A Guide to Finding Love Later in Life
As humans, we all crave the need to be loved. It’s one of our most basic instincts, something that’s been with us since the day we were born. However, enduring the loss of a spouse later in life can be even more devastating than a breakup when you’re a young adult, as now you’re not only without your best friend, but have to relearn life alone at an older age. That still doesn’t change the fact that we all yearn to be loved unconditionally by another person, as a study in the UK has found that two-thirds of seniors aged 65+ place importance on growing old with a romantic partner and 12% of them are looking for a new relationship. Dating as a senior is quite a bit different than when you were a teen, and we take a look at finding love later in life.
Understand Your Reasons for Wanting to Pursue a New Relationship
Typically, the most common reason for wanting a new romantic relationship as a senior is because of the death of your spouse. Divorces in seniors are becoming seen more, but they’re still a pretty rare entity. It’s important, though, to really know exactly why you want a new romantic relationship after the death of your wife or husband. Are you looking for a replacement? Someone to fill the hole of loneliness? A new start in life? Talking to your kids about it, as awkward as you may find the possibility, may actually be a terrific idea because who knows you better than your own kin? Just be honest with them, and don’t push the subject if they seem squeamish about it.
Some reasons are better than others for starting a relationship, but the root of any successful one is to be completely honest with yourself and your partner. The only thing you’re setting yourself up for is failure if you don’t understand 100% your reasons for finding love again; relatedly, it’s unfair for the other person to be an unwitting pawn in your quest for something you don’t wholly know. Be honest and fair, not just to yourself, but to your partner, too.
Loosen Your Expectations
There’s never been as big a dating pool as when you’re in your teens and 20s, as the mid-20s is roughly when people start pairing off and marrying. Some make it through the decades and others don’t, but the availability of prospective mates noticeably thins by the time you reach your 60s.
This isn’t to say there still aren’t quality people available, or that you should lower your standards so much as to accommodate everybody, but to be realistic about what dating as a senior will be like. You — and everyone else — don’t have swimsuit model bodies anymore, there are health matters to deal with, and mobility (or even senility) may start to become an issue. Your kids may also feel that you’re not at the proper age to be wooing another like a teenager, but it’s your life and love interest, and you have to explain to them that you feel right about it.
A common refrain of seniors is, “I feel like a 20-something on the inside, but see a senior looking back at me in the mirror”. It’s easy to get caught up in this mindset and forget that other seniors feel that way about themselves, too; as corny as it may sound, age truly can just be a number and it’s what you make of life where you are that matters.
Open Yourself up to New Ways of Dating
The dating landscape has changed immensely since you first dipped your toes in the water, and this can be both the most thrilling and daunting prospect in the world.
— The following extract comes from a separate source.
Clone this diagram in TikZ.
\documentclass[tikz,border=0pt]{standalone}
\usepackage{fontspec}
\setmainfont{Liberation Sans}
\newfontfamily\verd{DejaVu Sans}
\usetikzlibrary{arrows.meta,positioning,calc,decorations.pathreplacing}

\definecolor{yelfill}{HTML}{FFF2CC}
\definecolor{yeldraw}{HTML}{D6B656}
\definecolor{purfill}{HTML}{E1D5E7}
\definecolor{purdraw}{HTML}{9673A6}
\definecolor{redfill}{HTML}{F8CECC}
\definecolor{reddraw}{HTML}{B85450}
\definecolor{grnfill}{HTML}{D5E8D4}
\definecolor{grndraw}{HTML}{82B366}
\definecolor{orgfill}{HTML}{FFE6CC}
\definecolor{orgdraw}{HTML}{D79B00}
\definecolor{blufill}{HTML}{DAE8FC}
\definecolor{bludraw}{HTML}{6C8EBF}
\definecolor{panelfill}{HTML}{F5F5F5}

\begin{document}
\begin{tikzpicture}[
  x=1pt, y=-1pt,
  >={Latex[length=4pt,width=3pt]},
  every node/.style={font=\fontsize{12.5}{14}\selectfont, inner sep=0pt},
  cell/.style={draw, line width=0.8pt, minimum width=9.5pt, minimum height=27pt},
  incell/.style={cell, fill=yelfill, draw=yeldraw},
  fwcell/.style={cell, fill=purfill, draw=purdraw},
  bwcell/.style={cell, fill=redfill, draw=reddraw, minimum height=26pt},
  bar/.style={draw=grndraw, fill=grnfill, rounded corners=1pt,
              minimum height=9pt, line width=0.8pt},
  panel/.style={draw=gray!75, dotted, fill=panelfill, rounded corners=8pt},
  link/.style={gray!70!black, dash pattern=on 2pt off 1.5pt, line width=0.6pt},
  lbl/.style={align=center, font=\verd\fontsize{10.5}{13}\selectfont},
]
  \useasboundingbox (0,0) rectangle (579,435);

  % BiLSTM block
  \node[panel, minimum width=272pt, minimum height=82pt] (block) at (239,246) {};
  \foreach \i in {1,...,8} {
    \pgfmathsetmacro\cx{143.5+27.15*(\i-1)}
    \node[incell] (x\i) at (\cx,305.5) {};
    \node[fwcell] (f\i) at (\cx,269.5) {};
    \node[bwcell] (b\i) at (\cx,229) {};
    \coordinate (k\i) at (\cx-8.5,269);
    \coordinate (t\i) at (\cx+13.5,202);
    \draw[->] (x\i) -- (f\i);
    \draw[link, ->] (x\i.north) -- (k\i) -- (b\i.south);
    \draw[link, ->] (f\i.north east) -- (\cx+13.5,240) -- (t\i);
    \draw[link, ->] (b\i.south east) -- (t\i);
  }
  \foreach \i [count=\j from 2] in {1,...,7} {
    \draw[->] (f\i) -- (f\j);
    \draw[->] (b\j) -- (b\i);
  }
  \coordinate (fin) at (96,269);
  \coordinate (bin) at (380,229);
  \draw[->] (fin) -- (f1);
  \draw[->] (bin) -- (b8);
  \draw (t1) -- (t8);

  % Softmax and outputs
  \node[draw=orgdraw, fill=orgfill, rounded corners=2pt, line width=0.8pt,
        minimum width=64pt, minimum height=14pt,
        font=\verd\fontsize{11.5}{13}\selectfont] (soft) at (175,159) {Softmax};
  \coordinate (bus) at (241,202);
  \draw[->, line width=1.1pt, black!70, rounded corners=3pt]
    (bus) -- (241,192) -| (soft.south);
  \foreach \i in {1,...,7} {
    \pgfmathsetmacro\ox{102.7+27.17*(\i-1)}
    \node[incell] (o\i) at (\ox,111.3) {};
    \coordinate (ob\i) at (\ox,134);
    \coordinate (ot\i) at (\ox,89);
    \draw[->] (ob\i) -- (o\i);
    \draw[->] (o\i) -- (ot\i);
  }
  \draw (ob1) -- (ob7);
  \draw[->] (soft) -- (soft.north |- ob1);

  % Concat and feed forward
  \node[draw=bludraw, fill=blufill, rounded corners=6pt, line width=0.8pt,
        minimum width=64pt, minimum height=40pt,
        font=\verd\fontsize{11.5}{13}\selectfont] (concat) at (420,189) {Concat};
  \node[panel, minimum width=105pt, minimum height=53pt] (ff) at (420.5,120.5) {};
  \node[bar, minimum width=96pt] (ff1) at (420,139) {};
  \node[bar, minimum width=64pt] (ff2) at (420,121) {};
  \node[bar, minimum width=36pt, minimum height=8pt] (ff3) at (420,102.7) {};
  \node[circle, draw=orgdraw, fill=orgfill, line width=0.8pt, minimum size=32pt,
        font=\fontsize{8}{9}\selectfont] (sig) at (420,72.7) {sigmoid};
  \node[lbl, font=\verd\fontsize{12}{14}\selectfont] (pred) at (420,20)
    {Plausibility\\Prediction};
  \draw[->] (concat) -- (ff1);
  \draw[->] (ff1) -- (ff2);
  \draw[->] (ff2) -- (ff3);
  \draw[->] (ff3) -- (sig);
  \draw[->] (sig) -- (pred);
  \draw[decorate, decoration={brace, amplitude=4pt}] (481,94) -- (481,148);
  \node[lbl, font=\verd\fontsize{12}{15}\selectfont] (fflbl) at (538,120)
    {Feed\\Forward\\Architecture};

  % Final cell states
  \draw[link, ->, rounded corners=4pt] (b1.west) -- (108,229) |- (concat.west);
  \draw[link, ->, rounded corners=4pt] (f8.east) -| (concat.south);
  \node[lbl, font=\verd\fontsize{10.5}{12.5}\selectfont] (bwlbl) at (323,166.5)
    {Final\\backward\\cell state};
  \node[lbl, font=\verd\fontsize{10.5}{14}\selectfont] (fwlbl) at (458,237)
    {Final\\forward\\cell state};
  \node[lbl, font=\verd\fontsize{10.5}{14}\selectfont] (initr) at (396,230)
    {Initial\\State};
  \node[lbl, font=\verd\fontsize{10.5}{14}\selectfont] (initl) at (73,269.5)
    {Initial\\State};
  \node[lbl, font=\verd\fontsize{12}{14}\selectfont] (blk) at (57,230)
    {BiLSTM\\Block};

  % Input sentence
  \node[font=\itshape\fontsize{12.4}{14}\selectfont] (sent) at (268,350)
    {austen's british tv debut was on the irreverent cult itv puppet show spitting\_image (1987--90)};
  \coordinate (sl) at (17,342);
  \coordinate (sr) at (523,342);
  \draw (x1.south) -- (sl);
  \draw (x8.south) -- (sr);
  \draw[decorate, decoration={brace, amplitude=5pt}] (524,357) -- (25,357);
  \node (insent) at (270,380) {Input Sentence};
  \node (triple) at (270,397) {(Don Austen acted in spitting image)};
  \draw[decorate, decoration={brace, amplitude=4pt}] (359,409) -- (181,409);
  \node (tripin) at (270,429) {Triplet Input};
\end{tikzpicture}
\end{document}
Now, there are things like online dating and open acceptance of same-sex dating, two things which just weren’t around a couple of generations ago.
With online dating, this can be a fantastic way of meeting people of all ages and interests, and there’s no shortage of sites to choose from. All you have to do is set up a profile that outlines a bit about who you are and what you’re looking for, add a couple of pictures, and you’re good to go.
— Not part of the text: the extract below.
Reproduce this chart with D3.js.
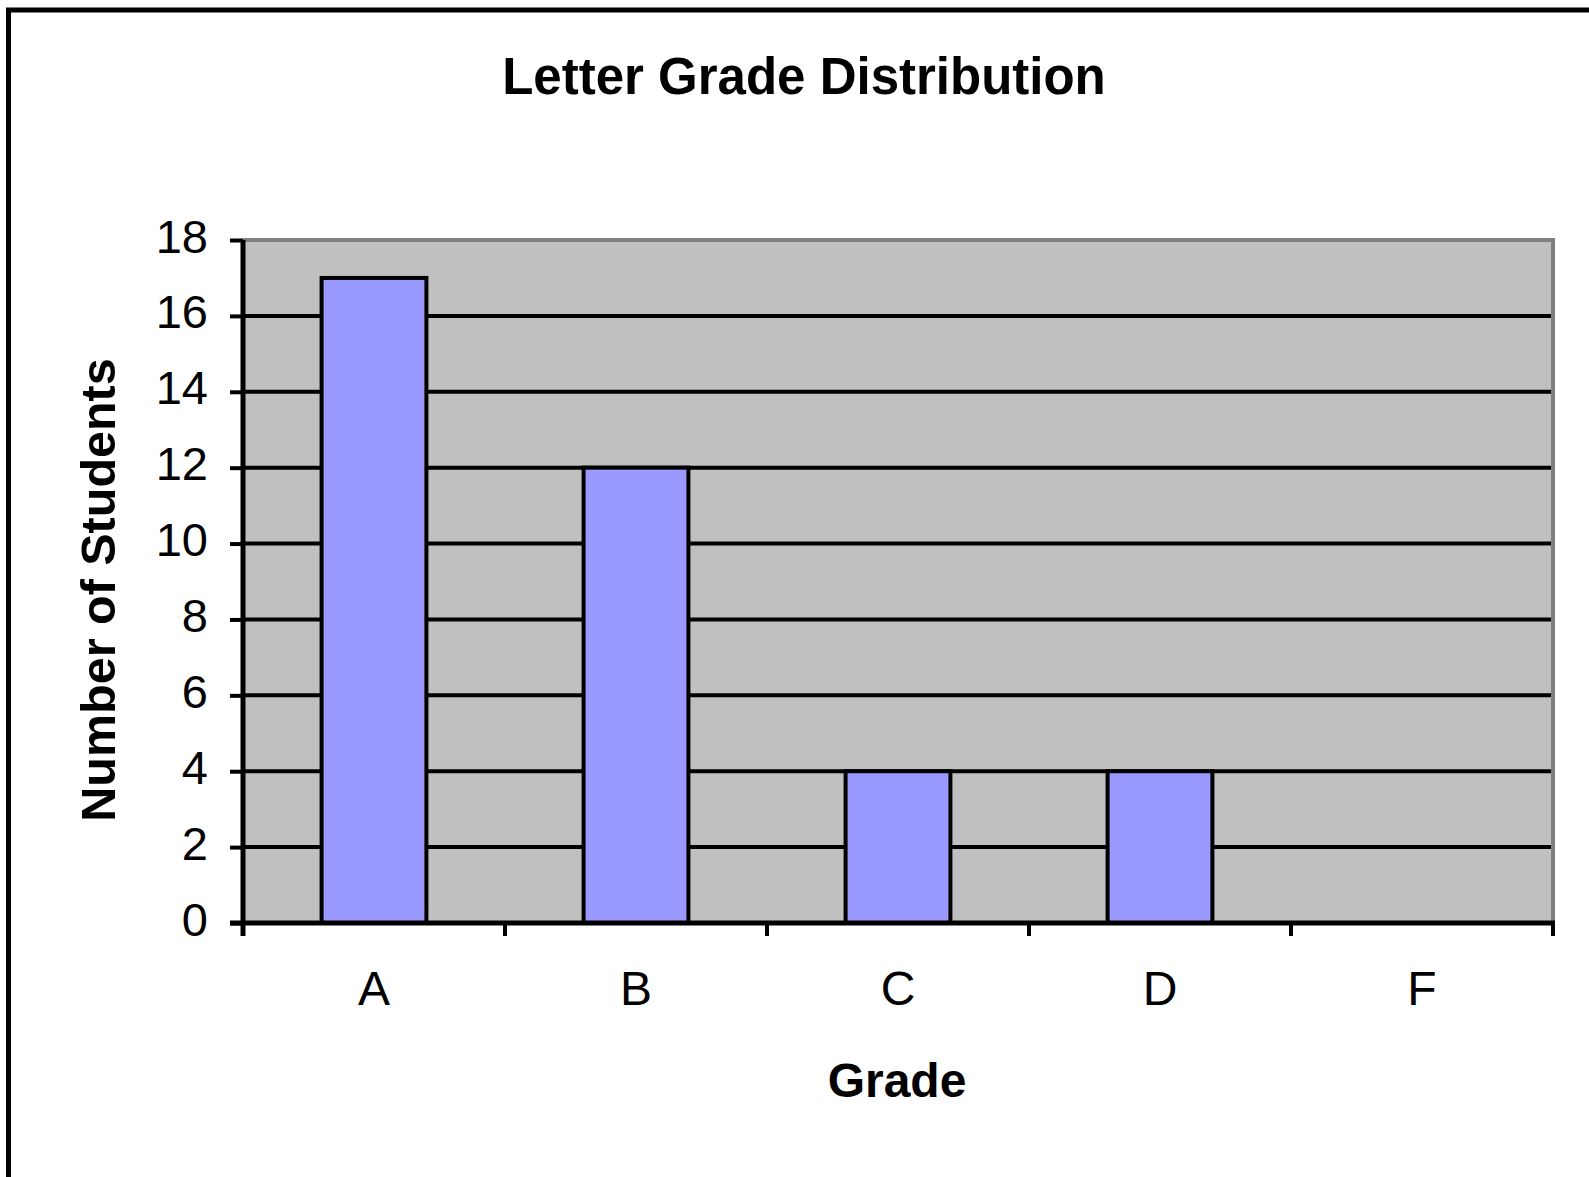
<!DOCTYPE html>
<html>
<head>
<meta charset="utf-8">
<script src="https://cdn.jsdelivr.net/npm/d3@7"></script>
<style>
  html, body { margin: 0; padding: 0; background: #ffffff; }
  svg { display: block; }
  text { font-family: "Liberation Sans", Arial, Helvetica, sans-serif; fill: #000; }
</style>
</head>
<body>
<svg id="chart" width="1589" height="1177"></svg>
<script>
// ---- Data ----
const categories = ["A", "B", "C", "D", "F"];
const counts = [17, 12, 4, 4, 0];
const yTickValues = [0, 2, 4, 6, 8, 10, 12, 14, 16, 18];
const chartTitle = "Letter Grade Distribution";
const xAxisTitle = "Grade";
const yAxisTitle = "Number of Students";

// ---- Layout ----
const plot = { left: 243, right: 1553, top: 240, bottom: 923 };

const svg = d3.select("#chart");

// outer frame (extends past the right/bottom edges)
svg.append("rect")
  .attr("x", 8.5).attr("y", 10)
  .attr("width", 1700).attr("height", 1300)
  .attr("fill", "#ffffff")
  .attr("stroke", "#000").attr("stroke-width", 5);

const x = d3.scaleBand().domain(categories).range([plot.left, plot.right]).padding(0);
const y = d3.scaleLinear().domain([0, 18]).range([plot.bottom, plot.top]);

// plot background
svg.append("rect")
  .attr("x", plot.left).attr("y", plot.top)
  .attr("width", plot.right - plot.left).attr("height", plot.bottom - plot.top)
  .attr("fill", "#c0c0c0");

// gridlines
svg.append("g").selectAll("line")
  .data(yTickValues.filter(v => v > 0 && v < 18))
  .join("line")
  .attr("x1", plot.left).attr("x2", plot.right - 1)
  .attr("y1", d => y(d)).attr("y2", d => y(d))
  .attr("stroke", "#000").attr("stroke-width", 4);

// plot border top & right (gray)
svg.append("path")
  .attr("d", `M${plot.left},${plot.top} H${plot.right} V${plot.bottom}`)
  .attr("fill", "none").attr("stroke", "#808080").attr("stroke-width", 4);

// bars
const barW = x.bandwidth() / 2.5;
svg.append("g").selectAll("rect")
  .data(categories.map((c, i) => ({ c, v: counts[i] })).filter(d => d.v > 0))
  .join("rect")
  .attr("x", d => x(d.c) + (x.bandwidth() - barW) / 2)
  .attr("width", barW)
  .attr("y", d => y(d.v))
  .attr("height", d => y(0) - y(d.v))
  .attr("fill", "#9999ff")
  .attr("stroke", "#000").attr("stroke-width", 4);

// y axis
const yAxis = svg.append("g")
  .attr("transform", `translate(${plot.left},0)`)
  .call(d3.axisLeft(y).tickValues(yTickValues).tickSize(13).tickSizeOuter(0).tickPadding(22));
yAxis.select(".domain").attr("stroke", "#000").attr("stroke-width", 5)
  .attr("d", `M0,${plot.top} V${plot.bottom + 13}`);
yAxis.selectAll(".tick line").attr("stroke", "#000").attr("stroke-width", 4);
yAxis.selectAll(".tick text")
  .attr("dy", 12)
  .style("font-size", "47px")
  .style("font-family", "'Liberation Sans', Arial, sans-serif")
  .attr("fill", "#000");

// x axis: ticks at band boundaries
const xAxisG = svg.append("g").attr("transform", `translate(0,${plot.bottom})`);
xAxisG.append("line")
  .attr("x1", plot.left - 13).attr("x2", plot.right + 2)
  .attr("y1", 0).attr("y2", 0)
  .attr("stroke", "#000").attr("stroke-width", 5);
const boundaries = categories.map(c => x(c)).concat([x(categories[categories.length - 1]) + x.bandwidth()]);
xAxisG.selectAll("line.xt")
  .data(boundaries)
  .join("line").attr("class", "xt")
  .attr("x1", d => d).attr("x2", d => d)
  .attr("y1", 0).attr("y2", 13)
  .attr("stroke", "#000").attr("stroke-width", 4);
xAxisG.selectAll("text.xl")
  .data(categories)
  .join("text").attr("class", "xl")
  .attr("x", d => x(d) + x.bandwidth() / 2)
  .attr("y", 82)
  .attr("text-anchor", "middle")
  .style("font-size", "48px")
  .text(d => d);

// titles
svg.append("text")
  .attr("x", 804).attr("y", 94)
  .attr("text-anchor", "middle")
  .style("font-size", "51px").style("font-weight", "bold")
  .text(chartTitle);

svg.append("text")
  .attr("x", 897).attr("y", 1097)
  .attr("text-anchor", "middle")
  .style("font-size", "48px").style("font-weight", "bold")
  .text(xAxisTitle);

svg.append("text")
  .attr("transform", "translate(115,590) rotate(-90)")
  .attr("text-anchor", "middle")
  .style("font-size", "48.5px").style("font-weight", "bold")
  .text(yAxisTitle);
</script>
</body>
</html>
Same-sex dating is something that obviously won’t apply to all readers, but an interesting trend is people coming out later in life because they either didn’t understand themselves earlier on, or didn’t feel they had the right surroundings in which to do so. For example, George Takei didn’t come out until he was 68, saying, “The world has changed from when I was a young teen feeling ashamed for being gay”. And if you think there aren’t many same-sex partners available as a senior, think of this: there are roughly as many queer people as there are Jewish people in the United States, so you have the same chances as a Jewish senior finding another Jewish mate at your age.
Keep Room in Your Heart for Your Former Spouse
Just because your spouse died doesn’t mean you have to move on as though they never existed. They did, and you spent the better part of your life growing with that person. Their life and personality are big reasons why you are who you are, and to ignore that would be disrespectful to both yourself and their memory. Remember them as a vital part of your life, as someone you loved deeply for a long period of time.
At the same time, though, don’t hang onto them as though they’re still in the present. They’re not, and it’d be disrespectful to your current partner to keep your former constantly in the picture. They understand what you went through — possibly having experienced the same — but they don’t want to feel in constant competition with a ghost from the past. It’s something nobody can win at, and it can make it very difficult to maintain a strong, healthy relationship.
Your children may have difficulty accepting your new spouse into your lives, but gently reinforce the fact that your new flame is not meant to replace their parent. Say something along the lines of, “Marcy and I are very fond of each other and we’re going to build a life together. We’d love you to be part of it to the degree you’re comfortable with, but we’re not going to pretend we’re anything but partners.” They may or may not like the truth, but that’s for them to adjust to, and you can help them along with that process.